Adultos y un puñado de adolescentes de expresión anodina se alistaban para la masacre. Develaron su salvajismo por unos segundos, degustaron las delicadezas de la violencia y continuaron con su camino, como si aquello no hubiera pasado. Como si fuera un simple espejismo nacido del ardor y la locura.

También los niños se alimentaron. Aquellos con la edad adecuada consumieron su parte sin ayuda de sus padres. Los más pequeños, sin dientes que pudieran destrozar los órganos, recibían porciones minúsculas con el permiso y vigilancia de sus progenitores, quienes se aseguraban de que esos tiernos pedacitos de dolor fueran digeridos.

Nadie se negaba.

Nadie podía hacerlo.

David, en ese raro tris de sinceridad, en ese desliz fuera de su molde, le había revelado la pieza fundamental. La piedra fundacional de lo que era Silent Meadows: sus aprendizajes, sus herencias, las líneas transmitidas de generación en generación.

Poco sabía ella de las historias que se habían contado en noches frías de invierno, frente a la lumbre, mientras la amenaza de hambrunas y enfermedades incurables asomaba por el horizonte. Ancianos habían imbuido de miedo a sus hijos y a sus nietos, y ese hábito se había extendido hasta la época actual. Afuera, los temerosos de Dios visitaban la iglesia los domingos, buscando el favor y el perdón. En Silent Meadows, se entregaban a sus fábulas y ficciones nacidas de la necesidad más virulenta.
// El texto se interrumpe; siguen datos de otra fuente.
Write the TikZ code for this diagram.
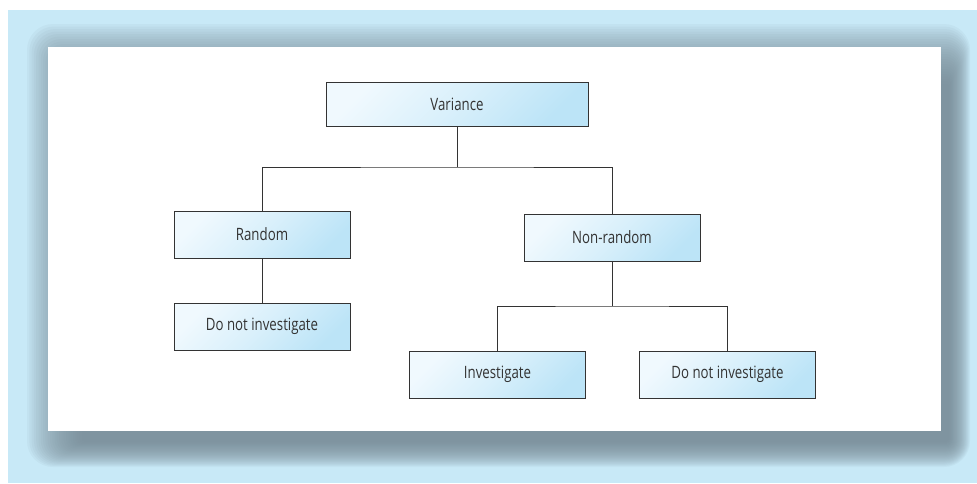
\documentclass[tikz,border=0pt]{standalone}
\usepackage{fontspec}
\setmainfont[FakeStretch=0.78]{Open Sans}
\definecolor{bgblue}{HTML}{C8E9F7}
\definecolor{shadowcol}{HTML}{778A96}
\definecolor{boxlight}{HTML}{F0F9FE}
\definecolor{boxblue}{HTML}{BCE4F7}
\definecolor{inkgray}{HTML}{333333}
\begin{document}
\begin{tikzpicture}[x=1pt,y=-1pt,
  treebox/.style={draw=inkgray, line width=1pt, text=inkgray,
    top color=boxlight, bottom color=boxblue, middle color=boxlight!55!boxblue,
    shading angle=45, minimum width=176pt, minimum height=47pt,
    inner sep=0pt, font=\fontsize{17}{20}\selectfont},
  link/.style={draw=inkgray, line width=0.8pt}]
\useasboundingbox (0,0) rectangle (977,483);
% page and backdrop
\fill[white] (0,0) rectangle (977,483);
\fill[bgblue] (8,10) rectangle (977,483);
% soft drop shadow behind the panel, heavier towards the lower right
\foreach \i [evaluate=\i as \r using 26-\i,
             evaluate=\i as \xl using 27+2.3*\i,
             evaluate=\i as \yt using 24+2.5*\i,
             evaluate=\i as \xr using 970-0.9*\i,
             evaluate=\i as \yb using 467-1.08*\i] in {0,...,24}
  \fill[shadowcol, opacity=0.07, rounded corners=\r pt]
    (\xl,\yt) rectangle (\xr,\yb);
% white panel
\fill[white] (48,47) rectangle (941,431);

% boxes
\node[treebox, minimum width=262pt, minimum height=44pt] (var) at (457,104) {Variance};
\node[treebox] (rand) at (262,234.5) {Random};
\node[treebox] (nonrand) at (612,237.5) {Non-random};
\node[treebox] (dni1) at (262,326.5) {Do not investigate};
\node[treebox] (inv) at (497.5,374.5) {Investigate};
\node[treebox] (dni2) at (727.5,374.5) {Do not investigate};

% connectors
\coordinate (j1) at (457,167);
\coordinate (j2) at (612,306);
\draw[link] (var.south) -- (j1);
\draw[link] (rand.north) |- (j1) -| (nonrand.north);
\draw[link] (rand.south) -- (dni1.north);
\draw[link] (nonrand.south) -- (j2);
\draw[link] (inv.north) |- (j2) -| (dni2.north);
\end{tikzpicture}
\end{document}
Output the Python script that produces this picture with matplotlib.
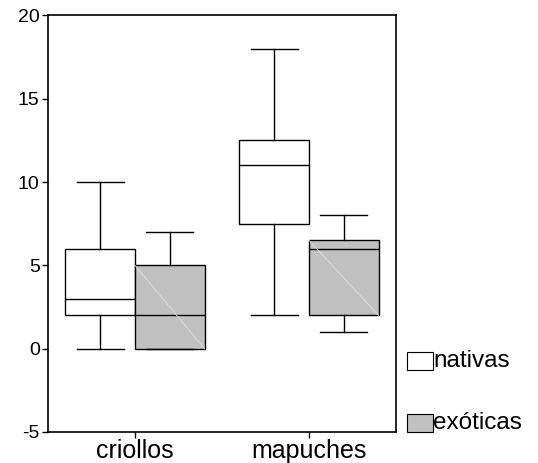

Habían tenido periodos de oscuridad absoluta. Temporadas de pérdidas constantes, de desafíos que habían franqueado con lo justo. La fe los había movido, despertado. Era lo que los había sustentado en vigilias extenuantes, en madrugadas de paños helados y estados febriles. La peste se había adueñado del terreno y de aquellos que lo habitaban. Y cuando no eran los cuerpos los que resultaban perturbados, eran los campos. Patricia lo había mencionado: la aridez visitaba a Silent Meadows durante lapsos severamente largos. Las plantas perecían junto a quienes con dedicación y amor las habían sembrado. El sueño se derrumbaba.